Le débat autour de la nouvelle immatriculation des véhicules a révélé, voire matérialisé l’attachement des Français et des élus au département. Prévue pour 2006 puis pour 2008, c’est finalement à compter du 15 avril 2009 que la réforme des plaques minéralogiques entrera en vigueur pour les véhicules neufs. Ces derniers recevront une nouvelle immatriculation qui conservera finalement l’identifiant territorial composé d’un numéro de département au choix, surmonté du logo de la région associée. Sous la pression de collectifs d’élus et de citoyens tels que « gardons nos numéros» ou « Jamais sans mon département » et de l’opinion qui à de multiples reprises s’est exprimée en faveur de la conservation d’une référence territoriale sur les véhicules, le gouvernement est finalement revenu sur son projet initial. A l’époque en effet, 71% des personnes interrogées déclaraient regretter la suppression envisagée du numéro de département d’origine sur les plaques dont 33% simplement parce qu’ils se déclaraient attachés au numéro de leur département, et 38% qui avouaient trouver cette mention utile « pour identifier et reconnaître les autres voire organiser des jeux avec leurs enfants ». En juin 2008 selon un sondage CSA , ce sont plus des deux tiers des français qui jugeaient cette suppression comme étant une mauvaise chose. Futile ou utile ce débat sur les plaques minéralogiques, il n’en demeure pas moins que le département apparaît aujourd’hui comme une vraie composante identitaire des Français qu’il semble aujourd’hui bien difficile d’ignorer voire même de réformer.

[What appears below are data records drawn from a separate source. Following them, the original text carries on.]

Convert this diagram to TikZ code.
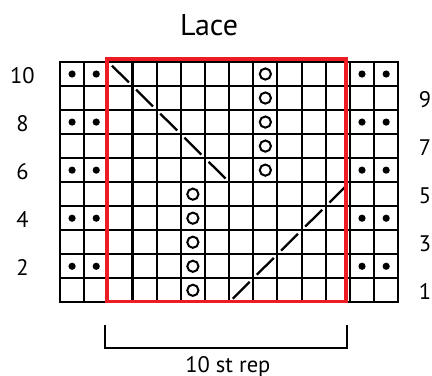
\documentclass[tikz,border=0pt]{standalone}
\usepackage{fontspec}
\setmainfont{PT Sans}
\usepackage{xcolor}
\usepackage{tikz}
\usetikzlibrary{positioning, calc}

\begin{document}
\begin{tikzpicture}[x=24.16pt, y=24.03pt]
% --- GRADE DE TRICO: 14 PONTOS x 10 CARREIRAS ---
\definecolor{moldura}{HTML}{ED1C24}
\tikzset{
  linha/.style={line width=2.1pt},
  furo/.style={line width=2pt},
  rotulo/.style={inner sep=0pt, font=\fontsize{22.5}{27}\selectfont}
}
\useasboundingbox (-2.483,-3.025) rectangle (15.397,12.58);

% LAYER 1: Titulo
\node[anchor=base, inner sep=0pt, font=\fontsize{30}{36}\selectfont] (titulo) at (6.17,11.12) {Lace};

% LAYER 2: Grade
\draw[linha] (0,0) rectangle (14,10);
\foreach \c in {1,...,13} \draw[linha] (\c,0) -- (\c,10);
\foreach \r in {1,...,9} \draw[linha] (0,\r) -- (14,\r);

% LAYER 3: Pontos (tricô) nas carreiras pares
\foreach \r in {2,4,6,8,10}
  \foreach \c in {1,2,13,14}
    \fill (\c-0.5,\r-0.5) circle (3.6pt);

% LAYER 4: Laçadas
\foreach \r in {6,...,10} \draw[furo] (8.5,\r-0.5) circle (5.6pt);
\foreach \r in {1,...,5} \draw[furo] (5.5,\r-0.5) circle (5.6pt);

% LAYER 5: Diagonais (diminuições)
\foreach \c in {3,...,7}
  \draw[linha, line width=2.3pt] ({\c-0.85},{12.85-\c}) -- ({\c-0.15},{12.15-\c});
\foreach \c in {8,...,12}
  \draw[linha, line width=2.3pt] ({\c-0.85},{\c-7.85}) -- ({\c-0.15},{\c-7.15});

% LAYER 6: Moldura da repeticao
\draw[moldura, line width=3.8pt] (1.945,0.03) rectangle (11.83,10.11);

% LAYER 7: Numeros das carreiras
\foreach \r in {2,4,6,8,10}
  \node[rotulo] (esq\r) at (-1.552,\r-0.57) {\r};
\foreach \r in {1,3,5,7,9}
  \node[rotulo] (dir\r) at (15.11,\r-0.57) {\r};

% LAYER 8: Chave da repeticao
\coordinate (chaveA) at (1.86,-0.945);
\coordinate (chaveB) at (1.86,-1.90);
\coordinate (chaveC) at (11.88,-1.90);
\coordinate (chaveD) at (11.88,-0.945);
\draw[linha] (chaveA) -- (chaveB) -- (chaveC) -- (chaveD);
\node[rotulo, anchor=base] (rep) at (6.95,-2.9) {10 st rep};
\end{tikzpicture}
\end{document}
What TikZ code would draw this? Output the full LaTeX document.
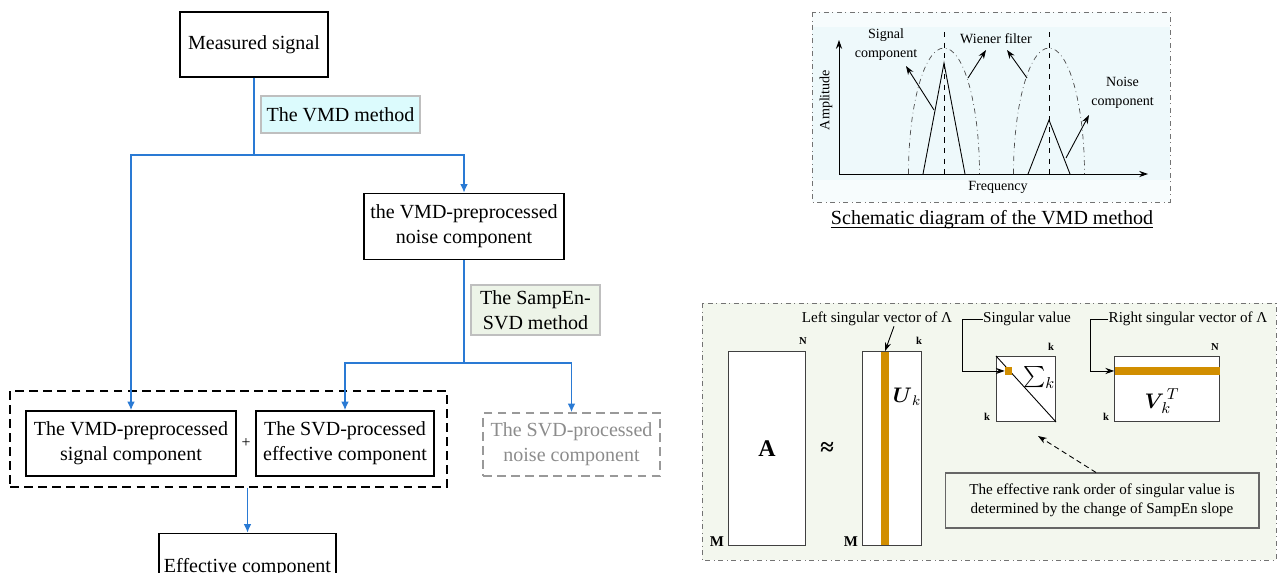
\documentclass[tikz,border=0pt]{standalone}
\usepackage{amsmath}
\usepackage{fontspec}
\setmainfont{Liberation Serif}
\usetikzlibrary{shapes, arrows.meta, positioning, calc}
\definecolor{flowblue}{HTML}{2A7AD4}
\definecolor{vmdcyan}{HTML}{DCFBFD}
\definecolor{sampgreen}{HTML}{EDF4E8}
\definecolor{panelcyan}{HTML}{EEF9FB}
\definecolor{panelgreen}{HTML}{F3F7EE}
\definecolor{svdorange}{HTML}{D18E00}
\tikzstyle{block} = [draw, line width=0.8pt, align=center, inner sep=0pt, font=\fontsize{11.4}{14.2}\selectfont]
\tikzstyle{method} = [draw=black!25, line width=0.6pt, align=center, inner sep=0pt, font=\fontsize{11.4}{14.2}\selectfont]
\tikzstyle{flow} = [draw=flowblue, line width=1.1pt, -{Latex[length=5pt,width=4.5pt]}]
\tikzstyle{matrixbox} = [draw=black!75, fill=white, line width=0.6pt, inner sep=0pt, anchor=south west]
\tikzstyle{orangebar} = [fill=svdorange, inner sep=0pt]
\tikzstyle{plotlabel} = [font=\fontsize{8}{10.8}\selectfont, inner sep=0pt, align=center]
\tikzstyle{svdlabel} = [font=\fontsize{8.6}{10.9}\selectfont, inner sep=0pt, align=center]
\tikzstyle{dimlabel} = [font=\bfseries\fontsize{6}{7}\selectfont, inner sep=0pt]
\tikzstyle{rowlabel} = [font=\bfseries\fontsize{8.5}{9}\selectfont, inner sep=0pt]
\tikzstyle{panelframe} = [draw=black!55, dash dot, line width=0.5pt]
\tikzstyle{thinarrow} = [-{Stealth[length=5pt,width=3.5pt]}, line width=0.5pt]
\tikzstyle{longdash} = [dash pattern=on 5pt off 3pt]

\begin{document}
\begin{tikzpicture}[x=0.02cm, y=-0.02cm]
	\useasboundingbox (0,0) rectangle (1278,572);
	\clip (0,0) rectangle (1278,572);

	% flow chart
	\coordinate (meas)    at (254,   44.5);
	\coordinate (vmdlab)  at (340.5, 114.5);
	\coordinate (noise)   at (464,   226.5);
	\coordinate (samplab) at (535.5, 310);
	\coordinate (group)   at (228.5, 439);
	\coordinate (sigc)    at (131,   443.5);
	\coordinate (effc)    at (345,   443.5);
	\coordinate (nsvd)    at (571.5, 444.5);
	\coordinate (outc)    at (247.5, 568);
	\coordinate (split1)  at (254,   155);
	\coordinate (split2)  at (464,   363);

	\node[block, minimum width=2.96cm, minimum height=1.3cm] (MEA) at (meas) {Measured signal};
	\node[method, fill=vmdcyan, minimum width=3.18cm, minimum height=0.74cm] (VMD) at (vmdlab) {The VMD method};
	\node[block, minimum width=4cm, minimum height=1.32cm] (NOI) at (noise) {the VMD-preprocessed\\noise component};
	\node[method, fill=sampgreen, minimum width=2.58cm, minimum height=1cm] (SAM) at (samplab) {The SampEn-\\SVD method};
	\node[draw, longdash, line width=0.7pt, minimum width=8.74cm, minimum height=1.92cm] (GRP) at (group) {};
	\node[block, minimum width=4.2cm, minimum height=1.3cm] (SIG) at (sigc) {The VMD-preprocessed\\signal component};
	\node[block, minimum width=3.56cm, minimum height=1.3cm] (EFF) at (effc) {The SVD-processed\\effective component};
	\node[font=\fontsize{9}{10}\selectfont, inner sep=0pt] (PLS) at ($(SIG.east)!0.5!(EFF.west)$) {+};
	\node[block, draw=black!40, longdash, text=black!45, minimum width=3.54cm, minimum height=1.26cm] (NSV) at (nsvd) {The SVD-processed\\noise component};
	\node[block, minimum width=3.54cm, minimum height=1.38cm] (OUT) at (outc) {Effective component};

	\draw[flow] (MEA.south) -- (split1) -| (SIG.north);
	\draw[flow] (split1) -| (NOI.north);
	\draw[flow] (NOI.south) -- (split2) -| (EFF.north);
	\draw[flow] (split2) -| (NSV.north);
	\draw[flow] (OUT.north |- GRP.south) -- (OUT.north);

	% VMD schematic
	\fill[panelcyan!50] (812,12) rectangle (1170,202);
	\fill[panelcyan] (812,27) rectangle (1170,180);
	\draw[panelframe] (812,12) rectangle (1170,202);
	\coordinate (origin) at (839,174);
	\draw[thinarrow] (origin) -- (839,40);
	\draw[thinarrow] (origin) -- (1148,174);
	\node[plotlabel, rotate=90] (AMP) at (826,100) {Amplitude};
	\node[plotlabel] (FRQ) at (998,187) {Frequency};

	\draw[line width=0.5pt] (923,174) -- (944,63) -- (965,174);
	\draw[dashed, line width=0.5pt] (944,32) -- (944,174);
	\draw[dash dot, line width=0.4pt, black!70] (908.5,174) arc[start angle=180, end angle=360, x radius=35.5, y radius=126];
	\draw[line width=0.5pt] (1028,174) -- (1049,120) -- (1070,174);
	\draw[dashed, line width=0.5pt] (1049,32) -- (1049,174);
	\draw[dash dot, line width=0.4pt, black!70] (1013.5,174) arc[start angle=180, end angle=360, x radius=35.5, y radius=126];

	\node[plotlabel] (SGL) at (886,44.5) {Signal\\component};
	\node[plotlabel] (WIE) at (996,39) {Wiener filter};
	\node[plotlabel] (NSC) at (1122.5,92.5) {Noise\\component};
	\draw[thinarrow] (934,110) -- (906,66);
	\draw[thinarrow] (968,78) -- (986,50);
	\draw[thinarrow] (1027,78) -- (1007,50);
	\draw[thinarrow] (1066,158) -- (1089,115);
	\node[font=\fontsize{11.4}{14}\selectfont, inner sep=0pt] (CAP) at (992,220) {Schematic diagram of the VMD method};
	\draw[line width=0.5pt] ($(CAP.base west)+(0,3)$) -- ($(CAP.base east)+(0,3)$);

	% SVD schematic
	\fill[panelgreen] (702,303) rectangle (1276,560);
	\draw[panelframe] (702,303) rectangle (1276,560);
	\coordinate (amat) at (728,546);
	\coordinate (umat) at (862,546);
	\coordinate (smat) at (996,422);
	\coordinate (vmat) at (1114,422);
	\node[matrixbox, minimum width=1.54cm, minimum height=3.88cm] (AM) at (amat) {};
	\node[matrixbox, minimum width=1.18cm, minimum height=3.88cm] (UM) at (umat) {};
	\node[matrixbox, minimum width=1.18cm, minimum height=1.3cm] (SM) at (smat) {};
	\node[matrixbox, minimum width=2.1cm, minimum height=1.3cm] (VM) at (vmat) {};
	\draw[line width=0.5pt] (SM.north west) -- (SM.south east);
	\node[orangebar, minimum width=0.16cm, minimum height=3.88cm] (UCOL) at ($(UM.west)+(23,0)$) {};
	\node[orangebar, minimum width=2.1cm, minimum height=0.16cm] (VROW) at ($(VM.north)+(0,15)$) {};
	\node[orangebar, minimum width=0.14cm, minimum height=0.16cm] (SQ) at ($(SM.north west)+(12.5,15)$) {};

	\node[font=\bfseries\fontsize{13.6}{16}\selectfont, inner sep=0pt] (ALB) at (AM.center) {A};
	\node[font=\bfseries\fontsize{14}{16}\selectfont, inner sep=0pt] (APX) at ($(AM.east)+(21,0)$) {≈};
	\node[dimlabel] at ($(AM.north east)+(-3,-10)$) {N};
	\node[rowlabel] at ($(AM.south west)+(-11,-4)$) {M};
	\node[dimlabel] at ($(UM.north east)+(-3,-10)$) {k};
	\node[rowlabel] at ($(UM.south west)+(-11,-4)$) {M};
	\node[font=\fontsize{12}{14}\selectfont, inner sep=0pt] (ULB) at ($(UM.north east)+(-15,46)$) {$\boldsymbol{U}_k$};
	\node[dimlabel] at ($(SM.north east)+(-5,-9)$) {k};
	\node[dimlabel] at ($(SM.south west)+(-9,-5)$) {k};
	\node[font=\fontsize{13}{15}\selectfont, inner sep=0pt] (SLB) at ($(SM.north east)+(-17,22)$) {$\textstyle\sum_k$};
	\node[dimlabel] at ($(VM.north east)+(-5,-9)$) {N};
	\node[dimlabel] at ($(VM.south west)+(-8,-5)$) {k};
	\node[font=\fontsize{12.5}{14}\selectfont, inner sep=0pt] (VLB) at ($(VM.center)+(-5,12)$) {$\boldsymbol{V}_{\!k}^{\,T}$};

	\node[svdlabel] (LSV) at (877,319) {Left singular vector of Λ};
	\node[svdlabel] (SVL) at (1027,319) {Singular value};
	\node[svdlabel] (RSV) at (1188,319) {Right singular vector of Λ};
	\coordinate (svbend)  at (962,319);
	\coordinate (rsvbend) at (1090,319);
	\draw[thinarrow] ($(LSV.south)+(17,0)$) -- (UCOL.north);
	\draw[thinarrow] (SVL.west) -- (svbend) |- (SQ.west);
	\draw[thinarrow] (RSV.west) -- (rsvbend) |- (VROW.west);

	\node[svdlabel, draw=black!60, line width=0.6pt, minimum width=6.28cm, minimum height=1.1cm] (NOTE) at (1102,500.5) {The effective rank order of singular value is\\determined by the change of SampEn slope};
	\coordinate (rankpt) at (1038,436);
	\draw[thinarrow, densely dashed] ($(NOTE.north)+(-6,0)$) -- (rankpt);
\end{tikzpicture}
\end{document}
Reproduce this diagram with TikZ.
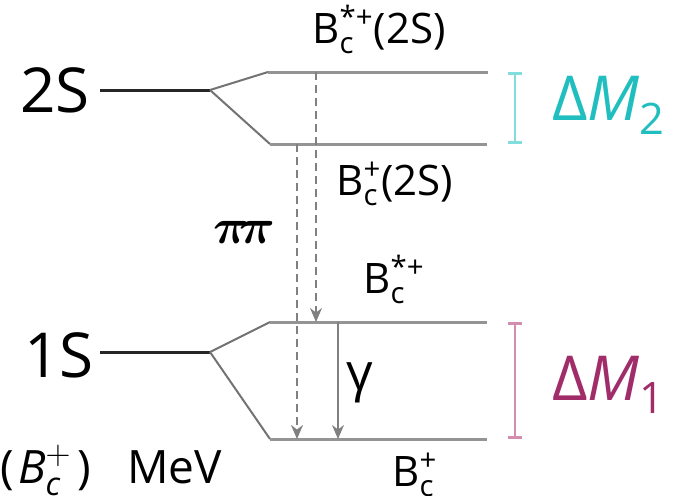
\documentclass[tikz,border=0pt]{standalone}
\usepackage{amsmath,amssymb}
\usepackage{fontspec}
\setmainfont{Open Sans}
\usepackage{tikz}
\usetikzlibrary{arrows.meta}
\definecolor{gaptwo}{RGB}{32,190,190}
\definecolor{gaptwobar}{RGB}{130,222,222}
\definecolor{gapone}{RGB}{160,45,105}
\definecolor{gaponebar}{RGB}{212,140,175}
\tikzset{
  termline/.style  = {line width=1.5pt,black!85},
  forkline/.style  = {line width=1pt,black!55},
  levelline/.style = {line width=1.5pt,black!42},
  dasharr/.style   = {-{Stealth[length=7pt,width=6pt]},line width=.8pt,black!50,dash pattern=on 4pt off 2.5pt},
  photarr/.style   = {-{Stealth[length=7pt,width=6pt]},line width=.8pt,black!50},
  gapbar/.style    = {{Bar[width=7pt,line width=1.5pt]}-{Bar[width=7pt,line width=1.5pt]},line width=1pt},
  txt/.style       = {inner sep=0pt,anchor=base west}
}

\begin{document}
\begin{tikzpicture}[x=0.5pt,y=-0.5pt]
  \useasboundingbox (0,0) rectangle (698,495);
  % 2S multiplet
  \coordinate (in2)   at (100,90);
  \coordinate (fork2) at (210,90);
  \coordinate (vec2l) at (268,72);
  \coordinate (vec2r) at (488,72);
  \coordinate (ps2l)  at (270,144);
  \coordinate (ps2r)  at (487,144);
  \draw[termline]  (in2) -- (fork2);
  \draw[forkline]  (fork2) -- (vec2l);
  \draw[forkline]  (fork2) -- (ps2l);
  \draw[levelline] (vec2l) -- (vec2r);
  \draw[levelline] (ps2l) -- (ps2r);
  % 1S multiplet
  \coordinate (in1)   at (100,352);
  \coordinate (fork1) at (210,352);
  \coordinate (vec1l) at (270,322);
  \coordinate (vec1r) at (487,322);
  \coordinate (ps1l)  at (270,439);
  \coordinate (ps1r)  at (487,439);
  \draw[termline]  (in1) -- (fork1);
  \draw[forkline]  (fork1) -- (vec1l);
  \draw[forkline]  (fork1) -- (ps1l);
  \draw[levelline] (vec1l) -- (vec1r);
  \draw[levelline] (ps1l) -- (ps1r);

  % transitions
  \coordinate (fromV2) at (316,72);
  \coordinate (toV1)   at (316,322);
  \coordinate (fromP2) at (297,144);
  \coordinate (toP1)   at (297,439);
  \coordinate (fromV1) at (338,322);
  \coordinate (toP1b)  at (338,439);
  \draw[dasharr] (fromV2) -- (toV1);
  \draw[dasharr] (fromP2) -- (toP1);
  \draw[photarr] (fromV1) -- (toP1b);

  % mass gaps
  \coordinate (gap2t) at (515,72);
  \coordinate (gap2b) at (515,144);
  \coordinate (gap1t) at (515,322);
  \coordinate (gap1b) at (515,439);
  \draw[gapbar,gaptwobar] (gap2t) -- (gap2b);
  \draw[gapbar,gaponebar] (gap1t) -- (gap1b);

  % labels
  \node[txt,font=\fontsize{31}{31}\selectfont] (lab2S) at (20,112) {2S};
  \node[txt,font=\fontsize{31}{31}\selectfont] (lab1S) at (24,377) {1S};
  \node[txt,font=\fontsize{21}{21}\selectfont] (labV2) at (312,43)
       {B$^{\text{*+}}_{\text{c}}$(2S)};
  \node[txt,font=\fontsize{21}{21}\selectfont] (labP2) at (336,195)
       {B$^{\text{+}}_{\text{c}}$(2S)};
  \node[txt,font=\fontsize{21}{21}\selectfont] (labV1) at (363,293)
       {B$^{\text{*+}}_{\text{c}}$};
  \node[txt,font=\fontsize{21}{21}\selectfont] (labP1) at (392,486)
       {B$^{\text{+}}_{\text{c}}$};
  \node[txt,font=\fontsize{30}{30}\selectfont] (labpp) at (213,243)
       {$\boldsymbol{\pi\!\pi}$};
  \node[txt,font=\fontsize{26}{26}\selectfont] (labgam) at (346,390) {γ};
  \node[txt,font=\fontsize{31}{31}\selectfont,text=gaptwo] (labdM2) at (552,120)
       {Δ\textit{M}$_{\text{2}}$};
  \node[txt,font=\fontsize{31}{31}\selectfont,text=gapone] (labdM1) at (552,400)
       {Δ\textit{M}$_{\text{1}}$};
  \node[txt,font=\fontsize{23}{23}\selectfont] (labunit) at (0,483)
       {(\hspace{2pt}\textit{B}$^{+}_{\textit{c}}$\hspace{3pt})\hspace{18pt}MeV};
\end{tikzpicture}
\end{document}
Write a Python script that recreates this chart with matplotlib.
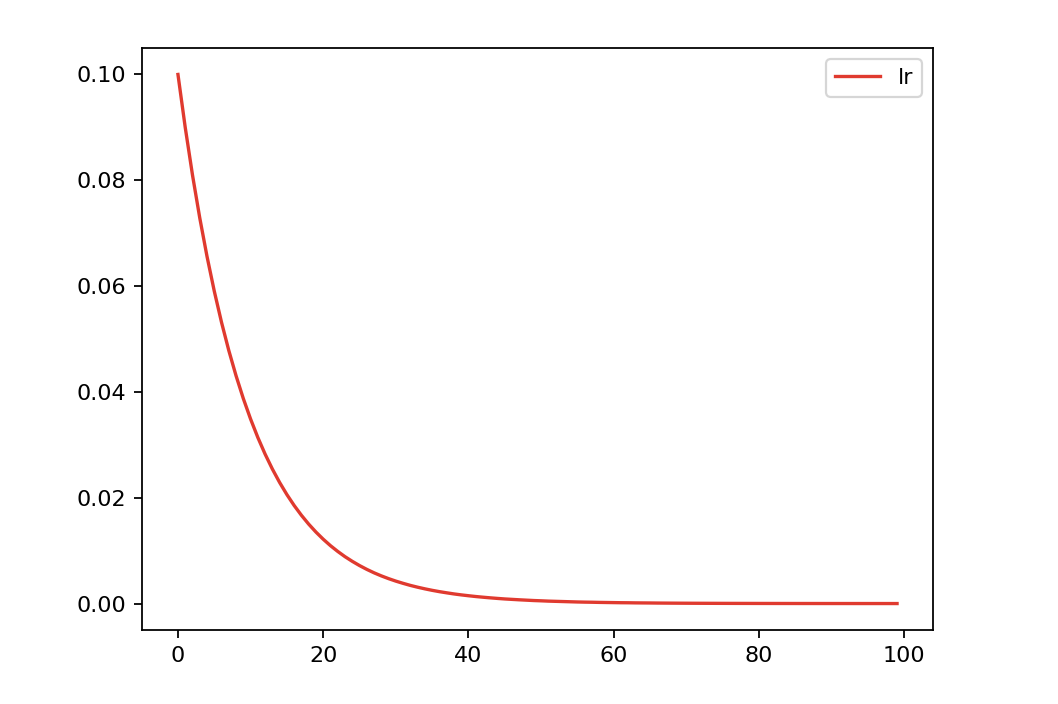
import matplotlib
matplotlib.use("Agg")
import matplotlib.pyplot as plt

epochs = list(range(100))
lr = [
    0.1, 0.09, 0.081, 0.0729, 0.06561, 0.05905, 0.05314, 0.04783, 0.04305, 0.03874,
    0.03487, 0.03138, 0.02824, 0.02542, 0.02288, 0.02059, 0.01853, 0.01668, 0.01501, 0.01351,
    0.01216, 0.01094, 0.00985, 0.00886, 0.00798, 0.00718, 0.00646, 0.00581, 0.00523, 0.00471,
    0.00424, 0.00382, 0.00343, 0.00309, 0.00278, 0.0025, 0.00225, 0.00203, 0.00182, 0.00164,
    0.00148, 0.00133, 0.0012, 0.00108, 0.00097, 0.00087, 0.00079, 0.00071, 0.00064, 0.00057,
    0.00052, 0.00046, 0.00042, 0.00038, 0.00034, 0.0003, 0.00027, 0.00025, 0.00022, 0.0002,
    0.00018, 0.00016, 0.00015, 0.00013, 0.00012, 0.00011, 0.0000955, 0.0000859, 0.0000773, 0.0000696,
    0.0000626, 0.0000564, 0.0000507, 0.0000457, 0.0000411, 0.000037, 0.0000333, 0.00003, 0.000027, 0.0000243,
    0.0000218, 0.0000197, 0.0000177, 0.0000159, 0.0000143, 0.0000129, 0.0000116, 0.0000104, 0.0000094, 0.0000085,
    0.0000076, 0.0000069, 0.0000062, 0.0000056, 0.000005, 0.0000045, 0.0000041, 0.0000036, 0.0000033, 0.000003,
]

fig = plt.figure(figsize=(1058 / 160, 704 / 160), dpi=160)
ax = fig.add_axes([142 / 1058, 1 - 630 / 704, (933 - 142) / 1058, (630 - 48) / 704])
ax.plot(epochs, lr, color="#e03a2f", label="lr")
ax.legend(loc="upper right")
fig.savefig("out.png", dpi=160)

Etait-ce vraiment le bon moment ?
La question peut effectivement être posée tant les préoccupations des Français s’expriment actuellement sur un tout autre registre et oscillent entre crainte pour l’emploi, pour le pouvoir d’achat, pour le logement, l’accès aux soins, etc. Aussi dans ce contexte, il apparaît peu surprenant que seule une minorité (16%) juge aujourd’hui cette réforme des collectivités prioritaire contre 37% qui la considèrent « importante mais pas prioritaire » et près d’un sur deux (47%) qui la qualifie de « secondaire » . Autrement dit, à l’heure où le gouvernement mise sur le volontariat et des consultations par référendum pour installer son projet, il est fort à parier que sa mise en œuvre s’inscrira sur du très long terme.